Conclusion: The ROI of Integrated Planning
Integrated Financial Planning software is the bridge between a company’s strategic ambition and its operational execution. By providing a single, AI-powered source of truth, platforms like Workday, Anaplan, and Oracle enable organizations to move faster, make better decisions, and navigate the complexities of the 2026 global economy with confidence. While the initial investment in software and implementation is significant, the ROI—measured in higher margins, better cash flow, and reduced risk—is undeniable.
Frequently Asked Questions (FAQ)
1. Is IFP software only for large corporations?
While enterprise tools like Anaplan are built for scale, mid-market solutions like Prophix and Workday Adaptive Planning are perfectly suited for companies with $50M to $500M in revenue. Smaller companies can also look at “Spreadsheet-native” tools like Cube or Vena.
2. Can these tools replace Microsoft Excel?
They do not replace Excel; they enhance it. Most IFP tools have an “Excel Add-in” that allows you to pull live data into your favorite spreadsheet for ad-hoc analysis while keeping the “Master Data” secure in the cloud.
3. How long does it take to implement IFP software?

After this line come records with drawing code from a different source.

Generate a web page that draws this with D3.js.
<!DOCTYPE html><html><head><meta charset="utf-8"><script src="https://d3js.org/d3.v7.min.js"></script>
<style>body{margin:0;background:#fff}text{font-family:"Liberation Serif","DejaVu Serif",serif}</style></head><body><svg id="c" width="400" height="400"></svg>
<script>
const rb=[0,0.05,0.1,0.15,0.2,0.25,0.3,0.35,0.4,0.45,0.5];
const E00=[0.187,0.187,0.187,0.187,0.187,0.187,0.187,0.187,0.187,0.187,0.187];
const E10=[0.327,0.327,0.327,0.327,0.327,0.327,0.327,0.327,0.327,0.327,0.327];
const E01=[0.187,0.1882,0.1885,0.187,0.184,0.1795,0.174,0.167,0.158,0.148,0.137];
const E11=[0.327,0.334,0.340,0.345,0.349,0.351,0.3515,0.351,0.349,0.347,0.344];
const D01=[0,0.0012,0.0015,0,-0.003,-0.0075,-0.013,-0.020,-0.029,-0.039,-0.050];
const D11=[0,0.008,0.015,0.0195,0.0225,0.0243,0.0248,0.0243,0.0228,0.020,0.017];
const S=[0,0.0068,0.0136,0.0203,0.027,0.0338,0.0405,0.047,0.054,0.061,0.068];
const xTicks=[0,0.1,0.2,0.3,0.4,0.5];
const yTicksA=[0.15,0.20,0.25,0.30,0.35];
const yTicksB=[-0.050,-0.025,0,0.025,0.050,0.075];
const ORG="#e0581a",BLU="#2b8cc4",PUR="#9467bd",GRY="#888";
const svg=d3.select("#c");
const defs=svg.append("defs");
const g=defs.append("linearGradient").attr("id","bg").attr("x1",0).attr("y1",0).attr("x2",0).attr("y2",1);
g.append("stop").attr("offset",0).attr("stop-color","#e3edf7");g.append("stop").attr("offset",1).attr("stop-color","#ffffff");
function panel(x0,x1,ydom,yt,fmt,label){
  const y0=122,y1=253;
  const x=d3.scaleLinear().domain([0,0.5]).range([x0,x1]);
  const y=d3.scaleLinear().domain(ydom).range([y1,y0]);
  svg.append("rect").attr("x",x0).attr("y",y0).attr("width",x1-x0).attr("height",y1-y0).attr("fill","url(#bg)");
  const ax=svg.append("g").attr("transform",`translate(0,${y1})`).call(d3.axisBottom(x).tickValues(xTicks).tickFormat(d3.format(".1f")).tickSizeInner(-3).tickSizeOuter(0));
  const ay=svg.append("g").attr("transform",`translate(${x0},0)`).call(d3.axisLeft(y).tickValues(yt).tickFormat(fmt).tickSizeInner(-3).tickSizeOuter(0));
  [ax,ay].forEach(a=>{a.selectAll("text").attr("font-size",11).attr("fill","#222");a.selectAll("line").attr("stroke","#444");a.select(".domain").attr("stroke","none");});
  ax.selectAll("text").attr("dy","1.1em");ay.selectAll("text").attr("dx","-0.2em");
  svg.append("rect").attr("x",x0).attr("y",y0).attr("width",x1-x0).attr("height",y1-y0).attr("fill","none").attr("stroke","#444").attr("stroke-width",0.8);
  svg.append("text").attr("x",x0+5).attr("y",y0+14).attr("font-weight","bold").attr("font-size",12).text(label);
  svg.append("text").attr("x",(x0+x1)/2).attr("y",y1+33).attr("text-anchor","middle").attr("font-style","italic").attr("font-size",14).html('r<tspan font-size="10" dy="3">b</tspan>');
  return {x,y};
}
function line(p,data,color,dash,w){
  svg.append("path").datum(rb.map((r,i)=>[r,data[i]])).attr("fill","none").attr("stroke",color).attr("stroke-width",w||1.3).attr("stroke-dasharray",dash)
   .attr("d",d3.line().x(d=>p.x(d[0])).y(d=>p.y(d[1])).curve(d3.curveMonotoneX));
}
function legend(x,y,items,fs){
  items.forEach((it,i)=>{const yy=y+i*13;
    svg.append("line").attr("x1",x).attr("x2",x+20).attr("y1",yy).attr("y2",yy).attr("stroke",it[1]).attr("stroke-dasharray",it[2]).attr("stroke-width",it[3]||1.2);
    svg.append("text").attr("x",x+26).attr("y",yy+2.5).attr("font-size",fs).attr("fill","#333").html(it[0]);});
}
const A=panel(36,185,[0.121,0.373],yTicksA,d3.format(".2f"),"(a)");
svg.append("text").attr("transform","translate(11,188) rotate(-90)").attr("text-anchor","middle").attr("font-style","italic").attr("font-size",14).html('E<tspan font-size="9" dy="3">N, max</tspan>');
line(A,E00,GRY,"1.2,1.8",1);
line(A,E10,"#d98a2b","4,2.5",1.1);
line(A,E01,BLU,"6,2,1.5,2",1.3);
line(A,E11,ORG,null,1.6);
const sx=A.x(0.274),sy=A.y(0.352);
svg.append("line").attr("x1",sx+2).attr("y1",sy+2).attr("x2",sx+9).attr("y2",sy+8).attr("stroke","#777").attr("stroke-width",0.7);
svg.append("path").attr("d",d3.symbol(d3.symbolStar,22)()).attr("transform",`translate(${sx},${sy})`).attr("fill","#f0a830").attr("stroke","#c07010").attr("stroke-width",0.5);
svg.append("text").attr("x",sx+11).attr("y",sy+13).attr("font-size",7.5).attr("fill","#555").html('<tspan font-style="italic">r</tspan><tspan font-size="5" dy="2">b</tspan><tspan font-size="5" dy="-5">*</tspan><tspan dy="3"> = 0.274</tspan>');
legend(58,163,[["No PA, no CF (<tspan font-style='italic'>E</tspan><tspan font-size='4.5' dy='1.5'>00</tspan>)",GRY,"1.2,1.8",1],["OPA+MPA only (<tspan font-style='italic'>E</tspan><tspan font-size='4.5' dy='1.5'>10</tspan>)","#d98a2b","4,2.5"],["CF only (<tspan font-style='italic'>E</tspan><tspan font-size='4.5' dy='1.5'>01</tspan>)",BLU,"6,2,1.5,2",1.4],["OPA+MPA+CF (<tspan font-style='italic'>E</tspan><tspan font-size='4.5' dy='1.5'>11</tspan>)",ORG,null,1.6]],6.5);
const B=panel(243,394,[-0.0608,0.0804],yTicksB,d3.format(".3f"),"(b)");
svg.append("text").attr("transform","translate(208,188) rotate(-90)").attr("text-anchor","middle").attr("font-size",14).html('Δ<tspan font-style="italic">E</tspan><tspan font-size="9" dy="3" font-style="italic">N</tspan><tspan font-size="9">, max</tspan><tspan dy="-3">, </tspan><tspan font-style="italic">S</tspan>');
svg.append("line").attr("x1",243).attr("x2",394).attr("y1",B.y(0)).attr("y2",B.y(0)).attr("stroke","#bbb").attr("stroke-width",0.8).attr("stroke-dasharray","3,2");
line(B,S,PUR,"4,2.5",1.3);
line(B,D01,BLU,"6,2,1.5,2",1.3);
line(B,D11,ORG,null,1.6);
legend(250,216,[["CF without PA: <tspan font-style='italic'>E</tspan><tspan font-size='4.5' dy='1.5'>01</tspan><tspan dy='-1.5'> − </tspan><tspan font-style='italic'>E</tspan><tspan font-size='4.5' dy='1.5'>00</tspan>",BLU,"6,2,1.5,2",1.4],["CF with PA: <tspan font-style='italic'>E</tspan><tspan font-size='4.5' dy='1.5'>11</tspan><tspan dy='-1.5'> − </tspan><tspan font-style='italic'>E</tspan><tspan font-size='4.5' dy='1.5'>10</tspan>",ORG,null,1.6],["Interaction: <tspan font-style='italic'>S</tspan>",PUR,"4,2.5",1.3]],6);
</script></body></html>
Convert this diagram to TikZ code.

A “Rapid Deployment” for a single department can take 8-12 weeks. A full enterprise-wide “Connected Planning” rollout typically takes 6 to 12 months, depending on the number of integrations.
4. What is the difference between FP&A and EPM?
FP&A (Financial Planning and Analysis) is the function. EPM (Enterprise Performance Management) is the software category that supports that function, alongside other processes like the financial close and tax reporting.
5. Does IFP software require a lot of IT support?
Modern cloud-based IFP software is designed to be “Finance-Owned.” While IT is needed for the initial data integrations (APIs), the day-to-day modeling and reporting are usually managed by the finance team itself.